(Records with drawing code)

+===+

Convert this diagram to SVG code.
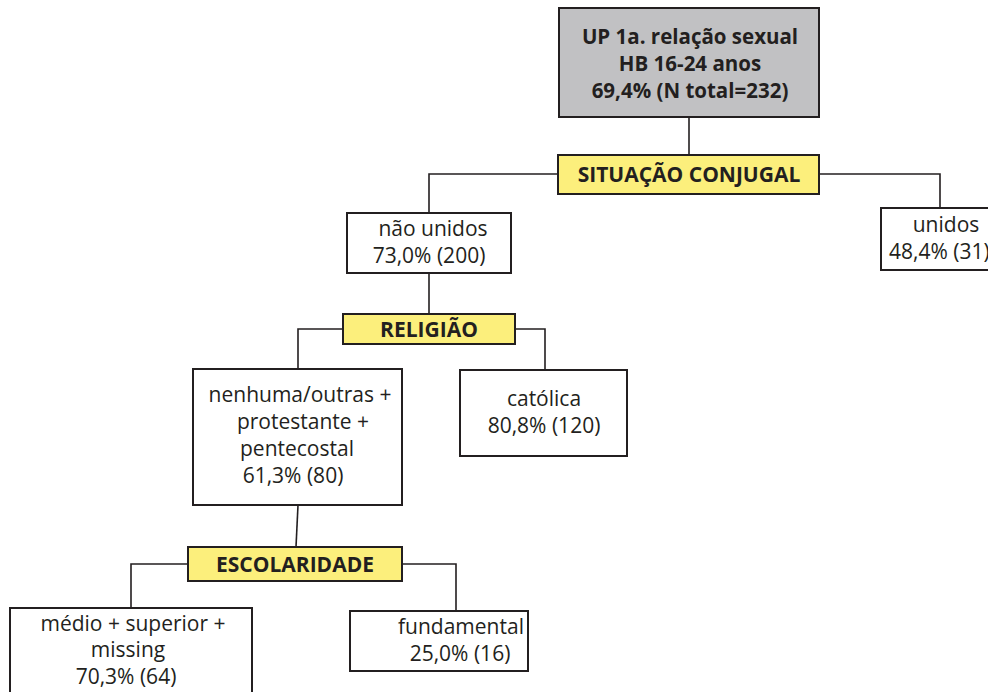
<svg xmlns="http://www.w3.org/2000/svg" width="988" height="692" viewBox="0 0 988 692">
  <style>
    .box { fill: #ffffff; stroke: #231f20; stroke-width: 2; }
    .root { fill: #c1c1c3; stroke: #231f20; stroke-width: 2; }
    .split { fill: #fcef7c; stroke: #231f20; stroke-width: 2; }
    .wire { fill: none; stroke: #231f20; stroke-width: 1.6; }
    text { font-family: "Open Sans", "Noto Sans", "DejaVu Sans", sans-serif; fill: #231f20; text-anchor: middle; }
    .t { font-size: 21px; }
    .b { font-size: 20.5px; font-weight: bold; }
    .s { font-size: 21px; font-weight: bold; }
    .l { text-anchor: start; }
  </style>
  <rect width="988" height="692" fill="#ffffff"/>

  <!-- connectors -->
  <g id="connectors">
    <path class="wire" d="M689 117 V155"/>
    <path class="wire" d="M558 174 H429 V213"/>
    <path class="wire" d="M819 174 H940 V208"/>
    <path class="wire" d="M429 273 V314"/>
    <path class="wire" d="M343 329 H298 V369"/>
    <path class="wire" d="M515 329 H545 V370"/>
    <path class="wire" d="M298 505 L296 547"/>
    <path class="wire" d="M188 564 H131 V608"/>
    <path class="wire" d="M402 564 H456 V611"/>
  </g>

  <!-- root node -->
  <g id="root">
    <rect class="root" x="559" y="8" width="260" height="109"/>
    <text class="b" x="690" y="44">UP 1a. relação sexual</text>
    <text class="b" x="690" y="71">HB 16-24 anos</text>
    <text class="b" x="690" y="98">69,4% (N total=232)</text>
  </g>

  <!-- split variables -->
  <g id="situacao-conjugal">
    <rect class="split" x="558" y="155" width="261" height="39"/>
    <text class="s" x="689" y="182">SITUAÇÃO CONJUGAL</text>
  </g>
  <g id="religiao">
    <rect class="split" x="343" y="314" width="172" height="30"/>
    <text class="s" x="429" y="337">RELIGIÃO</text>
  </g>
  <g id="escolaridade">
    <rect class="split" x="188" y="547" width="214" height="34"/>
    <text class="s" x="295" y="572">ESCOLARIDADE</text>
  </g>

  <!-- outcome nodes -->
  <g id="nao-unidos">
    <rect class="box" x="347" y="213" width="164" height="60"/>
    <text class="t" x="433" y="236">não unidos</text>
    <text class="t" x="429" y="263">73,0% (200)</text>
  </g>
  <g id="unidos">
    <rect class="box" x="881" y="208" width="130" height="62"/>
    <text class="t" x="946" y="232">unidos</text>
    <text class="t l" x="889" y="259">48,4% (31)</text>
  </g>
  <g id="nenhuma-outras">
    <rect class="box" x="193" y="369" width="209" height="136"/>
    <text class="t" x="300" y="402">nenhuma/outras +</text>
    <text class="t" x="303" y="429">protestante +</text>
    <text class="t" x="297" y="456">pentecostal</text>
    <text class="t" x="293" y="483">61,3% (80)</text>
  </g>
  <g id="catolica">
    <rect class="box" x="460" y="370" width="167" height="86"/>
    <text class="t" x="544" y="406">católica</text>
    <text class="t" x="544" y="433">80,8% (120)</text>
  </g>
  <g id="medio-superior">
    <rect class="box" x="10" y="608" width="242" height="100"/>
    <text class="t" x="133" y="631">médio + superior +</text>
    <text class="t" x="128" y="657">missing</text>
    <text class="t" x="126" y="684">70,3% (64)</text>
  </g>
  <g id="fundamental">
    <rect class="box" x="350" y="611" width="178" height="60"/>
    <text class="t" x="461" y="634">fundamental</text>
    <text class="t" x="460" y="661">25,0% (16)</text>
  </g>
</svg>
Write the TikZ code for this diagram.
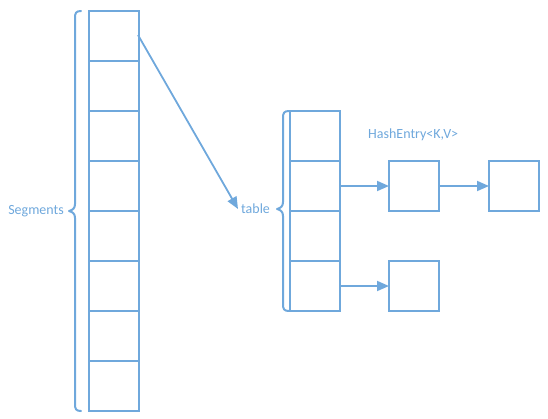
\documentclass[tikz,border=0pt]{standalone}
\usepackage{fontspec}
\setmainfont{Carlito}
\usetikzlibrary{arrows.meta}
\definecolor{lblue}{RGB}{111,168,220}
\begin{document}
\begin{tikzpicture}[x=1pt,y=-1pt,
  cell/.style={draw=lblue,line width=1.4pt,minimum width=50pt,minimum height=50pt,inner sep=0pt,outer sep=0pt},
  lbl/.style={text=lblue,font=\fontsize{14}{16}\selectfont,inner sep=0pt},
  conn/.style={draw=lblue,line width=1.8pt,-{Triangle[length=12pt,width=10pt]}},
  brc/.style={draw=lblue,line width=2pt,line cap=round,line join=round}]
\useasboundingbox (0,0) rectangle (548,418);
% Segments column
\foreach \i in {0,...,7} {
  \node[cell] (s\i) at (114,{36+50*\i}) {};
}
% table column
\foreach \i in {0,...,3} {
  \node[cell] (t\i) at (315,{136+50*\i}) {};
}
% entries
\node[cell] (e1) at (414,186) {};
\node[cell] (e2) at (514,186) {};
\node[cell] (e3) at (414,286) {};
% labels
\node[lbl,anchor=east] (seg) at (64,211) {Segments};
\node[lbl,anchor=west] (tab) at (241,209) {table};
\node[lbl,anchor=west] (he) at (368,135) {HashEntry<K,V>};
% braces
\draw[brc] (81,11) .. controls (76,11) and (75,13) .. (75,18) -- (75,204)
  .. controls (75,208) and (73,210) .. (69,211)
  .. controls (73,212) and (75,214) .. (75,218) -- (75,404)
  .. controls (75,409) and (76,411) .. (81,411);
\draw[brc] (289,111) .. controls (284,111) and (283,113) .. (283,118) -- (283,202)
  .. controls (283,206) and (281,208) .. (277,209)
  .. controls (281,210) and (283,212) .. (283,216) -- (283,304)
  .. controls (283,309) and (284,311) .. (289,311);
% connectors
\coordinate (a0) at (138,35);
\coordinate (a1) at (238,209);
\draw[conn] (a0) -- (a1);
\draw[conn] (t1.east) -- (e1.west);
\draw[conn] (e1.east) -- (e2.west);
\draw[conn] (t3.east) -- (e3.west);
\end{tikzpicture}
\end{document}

+===+

**Your objective**
Omit every picture, then reproduce the rest of the listing exactly.

**Written response**
Convert this diagram to SVG code.
<svg xmlns="http://www.w3.org/2000/svg" width="988" height="692" viewBox="0 0 988 692">
  <style>
    .box { fill: #ffffff; stroke: #231f20; stroke-width: 2; }
    .root { fill: #c1c1c3; stroke: #231f20; stroke-width: 2; }
    .split { fill: #fcef7c; stroke: #231f20; stroke-width: 2; }
    .wire { fill: none; stroke: #231f20; stroke-width: 1.6; }
    text { font-family: "Open Sans", "Noto Sans", "DejaVu Sans", sans-serif; fill: #231f20; text-anchor: middle; }
    .t { font-size: 21px; }
    .b { font-size: 20.5px; font-weight: bold; }
    .s { font-size: 21px; font-weight: bold; }
    .l { text-anchor: start; }
  </style>
  <rect width="988" height="692" fill="#ffffff"/>

  <!-- connectors -->
  <g id="connectors">
    <path class="wire" d="M689 117 V155"/>
    <path class="wire" d="M558 174 H429 V213"/>
    <path class="wire" d="M819 174 H940 V208"/>
    <path class="wire" d="M429 273 V314"/>
    <path class="wire" d="M343 329 H298 V369"/>
    <path class="wire" d="M515 329 H545 V370"/>
    <path class="wire" d="M298 505 L296 547"/>
    <path class="wire" d="M188 564 H131 V608"/>
    <path class="wire" d="M402 564 H456 V611"/>
  </g>

  <!-- root node -->
  <g id="root">
    <rect class="root" x="559" y="8" width="260" height="109"/>
    <text class="b" x="690" y="44">UP 1a. relação sexual</text>
    <text class="b" x="690" y="71">HB 16-24 anos</text>
    <text class="b" x="690" y="98">69,4% (N total=232)</text>
  </g>

  <!-- split variables -->
  <g id="situacao-conjugal">
    <rect class="split" x="558" y="155" width="261" height="39"/>
    <text class="s" x="689" y="182">SITUAÇÃO CONJUGAL</text>
  </g>
  <g id="religiao">
    <rect class="split" x="343" y="314" width="172" height="30"/>
    <text class="s" x="429" y="337">RELIGIÃO</text>
  </g>
  <g id="escolaridade">
    <rect class="split" x="188" y="547" width="214" height="34"/>
    <text class="s" x="295" y="572">ESCOLARIDADE</text>
  </g>

  <!-- outcome nodes -->
  <g id="nao-unidos">
    <rect class="box" x="347" y="213" width="164" height="60"/>
    <text class="t" x="433" y="236">não unidos</text>
    <text class="t" x="429" y="263">73,0% (200)</text>
  </g>
  <g id="unidos">
    <rect class="box" x="881" y="208" width="130" height="62"/>
    <text class="t" x="946" y="232">unidos</text>
    <text class="t l" x="889" y="259">48,4% (31)</text>
  </g>
  <g id="nenhuma-outras">
    <rect class="box" x="193" y="369" width="209" height="136"/>
    <text class="t" x="300" y="402">nenhuma/outras +</text>
    <text class="t" x="303" y="429">protestante +</text>
    <text class="t" x="297" y="456">pentecostal</text>
    <text class="t" x="293" y="483">61,3% (80)</text>
  </g>
  <g id="catolica">
    <rect class="box" x="460" y="370" width="167" height="86"/>
    <text class="t" x="544" y="406">católica</text>
    <text class="t" x="544" y="433">80,8% (120)</text>
  </g>
  <g id="medio-superior">
    <rect class="box" x="10" y="608" width="242" height="100"/>
    <text class="t" x="133" y="631">médio + superior +</text>
    <text class="t" x="128" y="657">missing</text>
    <text class="t" x="126" y="684">70,3% (64)</text>
  </g>
  <g id="fundamental">
    <rect class="box" x="350" y="611" width="178" height="60"/>
    <text class="t" x="461" y="634">fundamental</text>
    <text class="t" x="460" y="661">25,0% (16)</text>
  </g>
</svg>
Write the TikZ code for this diagram.
\documentclass[tikz,border=0pt]{standalone}
\usepackage{fontspec}
\setmainfont{Carlito}
\usetikzlibrary{arrows.meta}
\definecolor{lblue}{RGB}{111,168,220}
\begin{document}
\begin{tikzpicture}[x=1pt,y=-1pt,
  cell/.style={draw=lblue,line width=1.4pt,minimum width=50pt,minimum height=50pt,inner sep=0pt,outer sep=0pt},
  lbl/.style={text=lblue,font=\fontsize{14}{16}\selectfont,inner sep=0pt},
  conn/.style={draw=lblue,line width=1.8pt,-{Triangle[length=12pt,width=10pt]}},
  brc/.style={draw=lblue,line width=2pt,line cap=round,line join=round}]
\useasboundingbox (0,0) rectangle (548,418);
% Segments column
\foreach \i in {0,...,7} {
  \node[cell] (s\i) at (114,{36+50*\i}) {};
}
% table column
\foreach \i in {0,...,3} {
  \node[cell] (t\i) at (315,{136+50*\i}) {};
}
% entries
\node[cell] (e1) at (414,186) {};
\node[cell] (e2) at (514,186) {};
\node[cell] (e3) at (414,286) {};
% labels
\node[lbl,anchor=east] (seg) at (64,211) {Segments};
\node[lbl,anchor=west] (tab) at (241,209) {table};
\node[lbl,anchor=west] (he) at (368,135) {HashEntry<K,V>};
% braces
\draw[brc] (81,11) .. controls (76,11) and (75,13) .. (75,18) -- (75,204)
  .. controls (75,208) and (73,210) .. (69,211)
  .. controls (73,212) and (75,214) .. (75,218) -- (75,404)
  .. controls (75,409) and (76,411) .. (81,411);
\draw[brc] (289,111) .. controls (284,111) and (283,113) .. (283,118) -- (283,202)
  .. controls (283,206) and (281,208) .. (277,209)
  .. controls (281,210) and (283,212) .. (283,216) -- (283,304)
  .. controls (283,309) and (284,311) .. (289,311);
% connectors
\coordinate (a0) at (138,35);
\coordinate (a1) at (238,209);
\draw[conn] (a0) -- (a1);
\draw[conn] (t1.east) -- (e1.west);
\draw[conn] (e1.east) -- (e2.west);
\draw[conn] (t3.east) -- (e3.west);
\end{tikzpicture}
\end{document}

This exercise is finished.